-- start of INPUT RECORDS --

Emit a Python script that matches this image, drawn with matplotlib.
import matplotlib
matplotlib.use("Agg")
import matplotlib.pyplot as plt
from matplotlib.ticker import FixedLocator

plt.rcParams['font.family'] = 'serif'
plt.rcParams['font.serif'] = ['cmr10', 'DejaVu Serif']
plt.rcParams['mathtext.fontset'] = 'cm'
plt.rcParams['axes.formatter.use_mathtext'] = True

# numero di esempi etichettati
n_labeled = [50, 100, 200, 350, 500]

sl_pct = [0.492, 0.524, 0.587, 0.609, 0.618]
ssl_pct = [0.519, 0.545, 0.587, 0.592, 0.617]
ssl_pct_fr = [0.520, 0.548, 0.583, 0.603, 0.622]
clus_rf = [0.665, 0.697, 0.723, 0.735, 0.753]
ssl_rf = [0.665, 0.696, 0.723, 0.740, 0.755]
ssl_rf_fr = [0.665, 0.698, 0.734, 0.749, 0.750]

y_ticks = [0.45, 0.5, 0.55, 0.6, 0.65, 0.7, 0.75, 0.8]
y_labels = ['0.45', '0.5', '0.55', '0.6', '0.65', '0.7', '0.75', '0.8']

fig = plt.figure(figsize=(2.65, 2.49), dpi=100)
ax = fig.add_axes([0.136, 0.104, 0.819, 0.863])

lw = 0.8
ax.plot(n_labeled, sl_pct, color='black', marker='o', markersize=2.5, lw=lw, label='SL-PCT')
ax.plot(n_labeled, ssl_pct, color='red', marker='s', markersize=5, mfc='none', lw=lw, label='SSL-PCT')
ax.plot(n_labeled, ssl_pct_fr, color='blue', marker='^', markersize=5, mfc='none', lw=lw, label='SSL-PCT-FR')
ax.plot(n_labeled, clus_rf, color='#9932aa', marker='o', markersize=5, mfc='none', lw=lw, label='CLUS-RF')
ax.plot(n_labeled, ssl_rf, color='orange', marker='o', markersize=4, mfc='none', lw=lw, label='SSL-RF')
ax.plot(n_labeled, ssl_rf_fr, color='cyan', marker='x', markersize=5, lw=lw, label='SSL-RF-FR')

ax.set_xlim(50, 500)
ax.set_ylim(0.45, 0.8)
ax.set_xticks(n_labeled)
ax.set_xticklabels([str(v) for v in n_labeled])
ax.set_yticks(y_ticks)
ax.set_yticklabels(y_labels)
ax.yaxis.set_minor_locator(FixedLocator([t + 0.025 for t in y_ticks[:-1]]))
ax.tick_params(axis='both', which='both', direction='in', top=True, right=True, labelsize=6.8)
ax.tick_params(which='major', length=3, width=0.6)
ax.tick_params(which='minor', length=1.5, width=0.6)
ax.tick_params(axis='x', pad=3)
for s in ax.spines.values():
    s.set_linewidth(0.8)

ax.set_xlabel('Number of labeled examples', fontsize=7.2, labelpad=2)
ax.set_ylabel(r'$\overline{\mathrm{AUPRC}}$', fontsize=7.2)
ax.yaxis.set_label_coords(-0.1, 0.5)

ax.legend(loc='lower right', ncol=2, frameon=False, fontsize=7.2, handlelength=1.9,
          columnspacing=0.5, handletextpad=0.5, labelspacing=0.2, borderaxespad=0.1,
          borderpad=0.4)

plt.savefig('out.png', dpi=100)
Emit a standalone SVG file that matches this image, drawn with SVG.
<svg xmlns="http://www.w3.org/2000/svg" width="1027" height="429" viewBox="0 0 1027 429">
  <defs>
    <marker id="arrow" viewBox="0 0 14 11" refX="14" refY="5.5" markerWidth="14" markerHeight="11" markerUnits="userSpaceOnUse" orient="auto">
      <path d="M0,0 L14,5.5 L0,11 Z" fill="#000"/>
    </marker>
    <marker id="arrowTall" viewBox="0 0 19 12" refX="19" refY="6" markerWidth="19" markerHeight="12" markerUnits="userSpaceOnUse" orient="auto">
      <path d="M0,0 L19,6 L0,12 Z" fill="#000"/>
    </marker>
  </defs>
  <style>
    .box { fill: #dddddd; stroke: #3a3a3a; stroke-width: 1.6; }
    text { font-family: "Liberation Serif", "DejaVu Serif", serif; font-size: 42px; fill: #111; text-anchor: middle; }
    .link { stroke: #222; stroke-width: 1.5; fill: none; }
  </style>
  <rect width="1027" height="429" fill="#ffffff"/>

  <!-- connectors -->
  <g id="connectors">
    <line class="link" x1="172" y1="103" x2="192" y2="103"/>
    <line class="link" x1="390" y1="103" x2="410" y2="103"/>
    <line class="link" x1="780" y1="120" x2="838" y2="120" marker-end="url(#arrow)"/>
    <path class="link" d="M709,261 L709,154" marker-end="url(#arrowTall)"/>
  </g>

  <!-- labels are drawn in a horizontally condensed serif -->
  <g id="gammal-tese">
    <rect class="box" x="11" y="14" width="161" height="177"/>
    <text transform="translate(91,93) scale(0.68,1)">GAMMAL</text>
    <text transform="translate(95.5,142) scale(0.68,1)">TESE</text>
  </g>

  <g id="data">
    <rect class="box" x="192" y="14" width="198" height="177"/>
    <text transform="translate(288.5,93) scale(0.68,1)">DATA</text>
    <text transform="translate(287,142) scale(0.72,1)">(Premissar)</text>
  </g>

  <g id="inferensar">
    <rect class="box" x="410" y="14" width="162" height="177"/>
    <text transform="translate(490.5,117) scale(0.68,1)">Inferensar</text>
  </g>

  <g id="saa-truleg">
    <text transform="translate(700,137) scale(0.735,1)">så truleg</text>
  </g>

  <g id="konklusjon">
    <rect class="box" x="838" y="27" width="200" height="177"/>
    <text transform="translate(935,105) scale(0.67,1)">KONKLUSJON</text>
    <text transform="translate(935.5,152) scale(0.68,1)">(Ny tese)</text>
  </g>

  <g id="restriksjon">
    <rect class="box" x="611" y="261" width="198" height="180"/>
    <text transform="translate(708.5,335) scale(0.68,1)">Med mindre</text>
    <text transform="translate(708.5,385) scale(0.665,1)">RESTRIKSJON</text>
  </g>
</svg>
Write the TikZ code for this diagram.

-- end of INPUT RECORDS --

WRITTEN REQUEST:
Each line of the material above needs to be quoted exactly, please.

THE REPLY:
Emit a Python script that matches this image, drawn with matplotlib.
import matplotlib
matplotlib.use("Agg")
import matplotlib.pyplot as plt
from matplotlib.ticker import FixedLocator

plt.rcParams['font.family'] = 'serif'
plt.rcParams['font.serif'] = ['cmr10', 'DejaVu Serif']
plt.rcParams['mathtext.fontset'] = 'cm'
plt.rcParams['axes.formatter.use_mathtext'] = True

# numero di esempi etichettati
n_labeled = [50, 100, 200, 350, 500]

sl_pct = [0.492, 0.524, 0.587, 0.609, 0.618]
ssl_pct = [0.519, 0.545, 0.587, 0.592, 0.617]
ssl_pct_fr = [0.520, 0.548, 0.583, 0.603, 0.622]
clus_rf = [0.665, 0.697, 0.723, 0.735, 0.753]
ssl_rf = [0.665, 0.696, 0.723, 0.740, 0.755]
ssl_rf_fr = [0.665, 0.698, 0.734, 0.749, 0.750]

y_ticks = [0.45, 0.5, 0.55, 0.6, 0.65, 0.7, 0.75, 0.8]
y_labels = ['0.45', '0.5', '0.55', '0.6', '0.65', '0.7', '0.75', '0.8']

fig = plt.figure(figsize=(2.65, 2.49), dpi=100)
ax = fig.add_axes([0.136, 0.104, 0.819, 0.863])

lw = 0.8
ax.plot(n_labeled, sl_pct, color='black', marker='o', markersize=2.5, lw=lw, label='SL-PCT')
ax.plot(n_labeled, ssl_pct, color='red', marker='s', markersize=5, mfc='none', lw=lw, label='SSL-PCT')
ax.plot(n_labeled, ssl_pct_fr, color='blue', marker='^', markersize=5, mfc='none', lw=lw, label='SSL-PCT-FR')
ax.plot(n_labeled, clus_rf, color='#9932aa', marker='o', markersize=5, mfc='none', lw=lw, label='CLUS-RF')
ax.plot(n_labeled, ssl_rf, color='orange', marker='o', markersize=4, mfc='none', lw=lw, label='SSL-RF')
ax.plot(n_labeled, ssl_rf_fr, color='cyan', marker='x', markersize=5, lw=lw, label='SSL-RF-FR')

ax.set_xlim(50, 500)
ax.set_ylim(0.45, 0.8)
ax.set_xticks(n_labeled)
ax.set_xticklabels([str(v) for v in n_labeled])
ax.set_yticks(y_ticks)
ax.set_yticklabels(y_labels)
ax.yaxis.set_minor_locator(FixedLocator([t + 0.025 for t in y_ticks[:-1]]))
ax.tick_params(axis='both', which='both', direction='in', top=True, right=True, labelsize=6.8)
ax.tick_params(which='major', length=3, width=0.6)
ax.tick_params(which='minor', length=1.5, width=0.6)
ax.tick_params(axis='x', pad=3)
for s in ax.spines.values():
    s.set_linewidth(0.8)

ax.set_xlabel('Number of labeled examples', fontsize=7.2, labelpad=2)
ax.set_ylabel(r'$\overline{\mathrm{AUPRC}}$', fontsize=7.2)
ax.yaxis.set_label_coords(-0.1, 0.5)

ax.legend(loc='lower right', ncol=2, frameon=False, fontsize=7.2, handlelength=1.9,
          columnspacing=0.5, handletextpad=0.5, labelspacing=0.2, borderaxespad=0.1,
          borderpad=0.4)

plt.savefig('out.png', dpi=100)
Emit a standalone SVG file that matches this image, drawn with SVG.
<svg xmlns="http://www.w3.org/2000/svg" width="1027" height="429" viewBox="0 0 1027 429">
  <defs>
    <marker id="arrow" viewBox="0 0 14 11" refX="14" refY="5.5" markerWidth="14" markerHeight="11" markerUnits="userSpaceOnUse" orient="auto">
      <path d="M0,0 L14,5.5 L0,11 Z" fill="#000"/>
    </marker>
    <marker id="arrowTall" viewBox="0 0 19 12" refX="19" refY="6" markerWidth="19" markerHeight="12" markerUnits="userSpaceOnUse" orient="auto">
      <path d="M0,0 L19,6 L0,12 Z" fill="#000"/>
    </marker>
  </defs>
  <style>
    .box { fill: #dddddd; stroke: #3a3a3a; stroke-width: 1.6; }
    text { font-family: "Liberation Serif", "DejaVu Serif", serif; font-size: 42px; fill: #111; text-anchor: middle; }
    .link { stroke: #222; stroke-width: 1.5; fill: none; }
  </style>
  <rect width="1027" height="429" fill="#ffffff"/>

  <!-- connectors -->
  <g id="connectors">
    <line class="link" x1="172" y1="103" x2="192" y2="103"/>
    <line class="link" x1="390" y1="103" x2="410" y2="103"/>
    <line class="link" x1="780" y1="120" x2="838" y2="120" marker-end="url(#arrow)"/>
    <path class="link" d="M709,261 L709,154" marker-end="url(#arrowTall)"/>
  </g>

  <!-- labels are drawn in a horizontally condensed serif -->
  <g id="gammal-tese">
    <rect class="box" x="11" y="14" width="161" height="177"/>
    <text transform="translate(91,93) scale(0.68,1)">GAMMAL</text>
    <text transform="translate(95.5,142) scale(0.68,1)">TESE</text>
  </g>

  <g id="data">
    <rect class="box" x="192" y="14" width="198" height="177"/>
    <text transform="translate(288.5,93) scale(0.68,1)">DATA</text>
    <text transform="translate(287,142) scale(0.72,1)">(Premissar)</text>
  </g>

  <g id="inferensar">
    <rect class="box" x="410" y="14" width="162" height="177"/>
    <text transform="translate(490.5,117) scale(0.68,1)">Inferensar</text>
  </g>

  <g id="saa-truleg">
    <text transform="translate(700,137) scale(0.735,1)">så truleg</text>
  </g>

  <g id="konklusjon">
    <rect class="box" x="838" y="27" width="200" height="177"/>
    <text transform="translate(935,105) scale(0.67,1)">KONKLUSJON</text>
    <text transform="translate(935.5,152) scale(0.68,1)">(Ny tese)</text>
  </g>

  <g id="restriksjon">
    <rect class="box" x="611" y="261" width="198" height="180"/>
    <text transform="translate(708.5,335) scale(0.68,1)">Med mindre</text>
    <text transform="translate(708.5,385) scale(0.665,1)">RESTRIKSJON</text>
  </g>
</svg>
Write the TikZ code for this diagram.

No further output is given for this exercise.